Investigating the feasibility of LEAP+ in ZigBee specification

Abstract

The ZigBee specification is an emerging wireless technology designed to address the specific needs of low-cost, low-power wireless sensor networks and is built upon the physical and medium access control layers defined in IEEE 802.15.4 standard for wireless personal area networks (WPANs). A key component for the wide-spread success and applicability of ZigBee-based networking solutions will be its ability to provide enhanced security mechanisms that can scale to hundreds of nodes. Currently, however, an area of concern is the ZigBee key management scheme, which uses a centralized approach that introduces well-known issues of limited scalability and a single point of vulnerability. Moreover, ZigBee key management uses a public key infrastructure. Due to these limitations, we suggest replacing ZigBee key management with a better candidate scheme that is decentralized, symmetric, and scalable while addressing security requirements.
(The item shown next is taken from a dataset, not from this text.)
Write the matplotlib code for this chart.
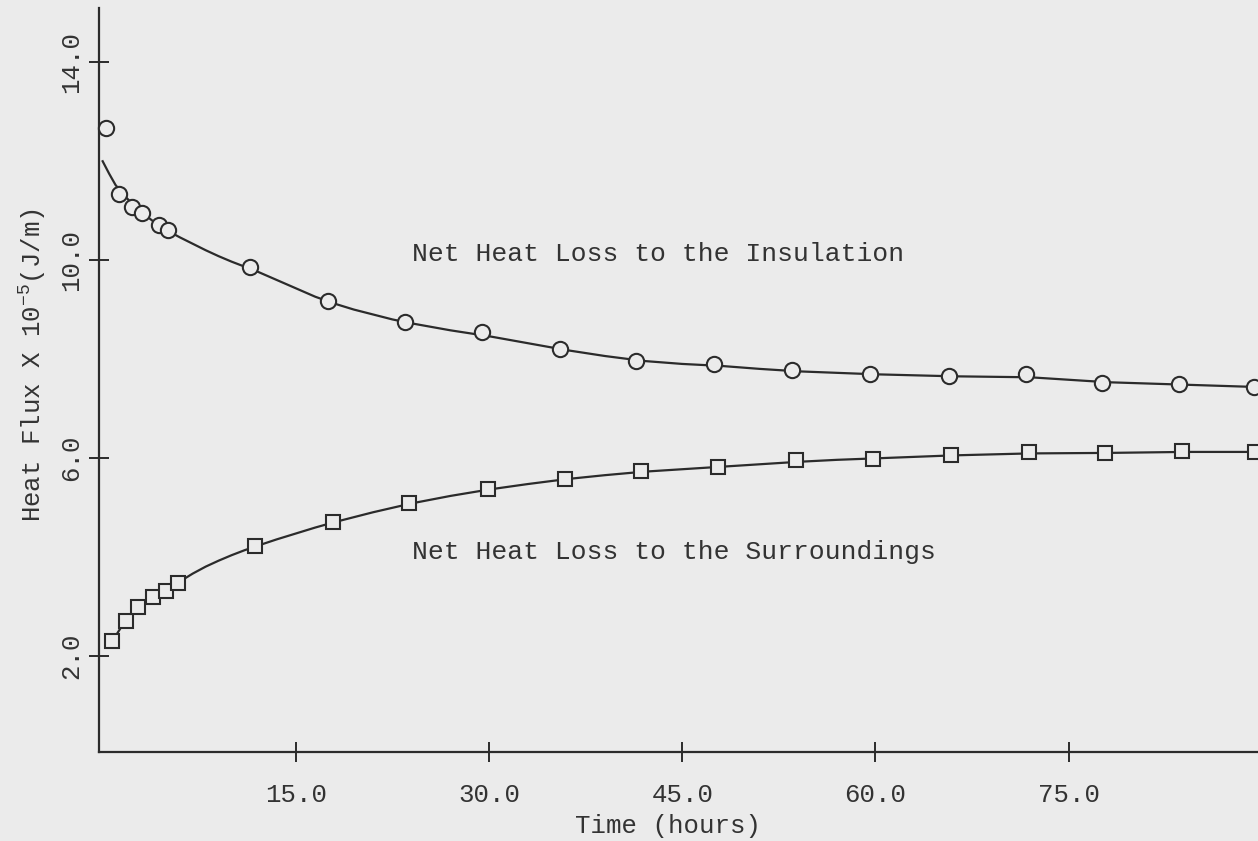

In this work, we investigate the feasibility of implementing Localized Encryption and Authentication Protocol (LEAP+), a distributed symmetric based key management. LEAP+ is designed to support multiple types of keys based on the message type that is being exchanged. In this paper, we first conduct a qualitative security analysis of LEAP+ and the current ZigBee key management scheme. Using the QualNet 5.0.2 simulator, we implement LEAP+ on the ZigBee platform for the very first time. Experimental results show that a distributed key management scheme such as LEAP+ provides improved security and offers good scalability.